Note: see false-sharing.cpp and play with the alignof argument.

Instruction re-ordering

In the beginning, the CPU executed instructions purely sequentially, that is, it started one instruction only after the previous one was fully completed.

However, each instruction consists in several steps (fetch the instruction from memory, decode it, compute the addresses of the operands, get the operands from memory, executing any arithmetic operation, etc) and sub-steps (a multiplication, for instance, is a complex operation and takes many clock cycles to complete). Thus, the execution of an instruction takes several clock cycles to complete.

It is possible, however, to parallelize the stages in instruction execution, for instance, to fetch the next instrunction while the previous one is being decoded. The result is a processing pipeline, and thus, at each moment, there are several instruction in various stages of their execution. The advantage is that the average execution time per instruction is reduced, but there is a problem if an instruction needs some results from the previous instruction before those results are ready. To solve this problem, the solution is to add wait states or to re-order instructions (so that there is enough time between dependent instructions). Both waits and re-orderings can be done either by the compiler or by the CPU itself.
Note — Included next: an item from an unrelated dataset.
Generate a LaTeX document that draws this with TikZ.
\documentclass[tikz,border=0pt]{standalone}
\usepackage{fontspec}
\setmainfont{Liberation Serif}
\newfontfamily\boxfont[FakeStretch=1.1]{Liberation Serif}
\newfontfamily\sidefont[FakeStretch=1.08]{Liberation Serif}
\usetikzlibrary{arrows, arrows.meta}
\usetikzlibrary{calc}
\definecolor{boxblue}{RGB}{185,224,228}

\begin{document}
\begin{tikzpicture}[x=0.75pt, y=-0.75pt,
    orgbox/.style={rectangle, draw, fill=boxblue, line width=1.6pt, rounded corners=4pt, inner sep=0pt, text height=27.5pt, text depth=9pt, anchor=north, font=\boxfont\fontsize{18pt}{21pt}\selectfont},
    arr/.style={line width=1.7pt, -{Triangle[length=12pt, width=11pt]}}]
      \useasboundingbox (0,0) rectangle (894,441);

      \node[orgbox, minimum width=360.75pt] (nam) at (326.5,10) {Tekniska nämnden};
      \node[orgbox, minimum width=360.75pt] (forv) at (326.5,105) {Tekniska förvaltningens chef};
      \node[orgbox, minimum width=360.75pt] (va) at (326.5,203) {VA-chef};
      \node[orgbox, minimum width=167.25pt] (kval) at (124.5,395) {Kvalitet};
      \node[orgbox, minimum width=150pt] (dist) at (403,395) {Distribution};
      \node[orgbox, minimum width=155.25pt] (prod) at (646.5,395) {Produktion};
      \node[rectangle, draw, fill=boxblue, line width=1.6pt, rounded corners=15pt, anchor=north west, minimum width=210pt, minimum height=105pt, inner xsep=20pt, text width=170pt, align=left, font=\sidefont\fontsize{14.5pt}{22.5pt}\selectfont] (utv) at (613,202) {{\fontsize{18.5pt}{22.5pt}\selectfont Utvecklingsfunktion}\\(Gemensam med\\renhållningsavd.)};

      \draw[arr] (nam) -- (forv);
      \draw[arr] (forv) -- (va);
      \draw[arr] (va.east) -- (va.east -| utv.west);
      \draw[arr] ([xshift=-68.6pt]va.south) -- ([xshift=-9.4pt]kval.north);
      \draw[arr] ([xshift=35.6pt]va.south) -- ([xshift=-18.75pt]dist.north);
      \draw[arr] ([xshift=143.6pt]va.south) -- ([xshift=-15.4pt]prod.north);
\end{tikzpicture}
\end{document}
The result for the programmer is that instructions can be re-ordered without the programmer knowing about that. The reordering is never allowed to change the behavior of a single thread, but can change the behavior in multi-threading contexts. Consider the following code:


  bool ready = false;

  int result;



Thread 1:

  result = <some expression>

  ready = true



Thread 2:

  while(!ready) {}

  use(result)

Because of re-ordering, the above code may not be correct. The compiler or the CPU can re-order the instructions in Thread 1 because the behavior of thread 1 is not change by that. However, this makes thread 2 belive the result is ready before actually being so.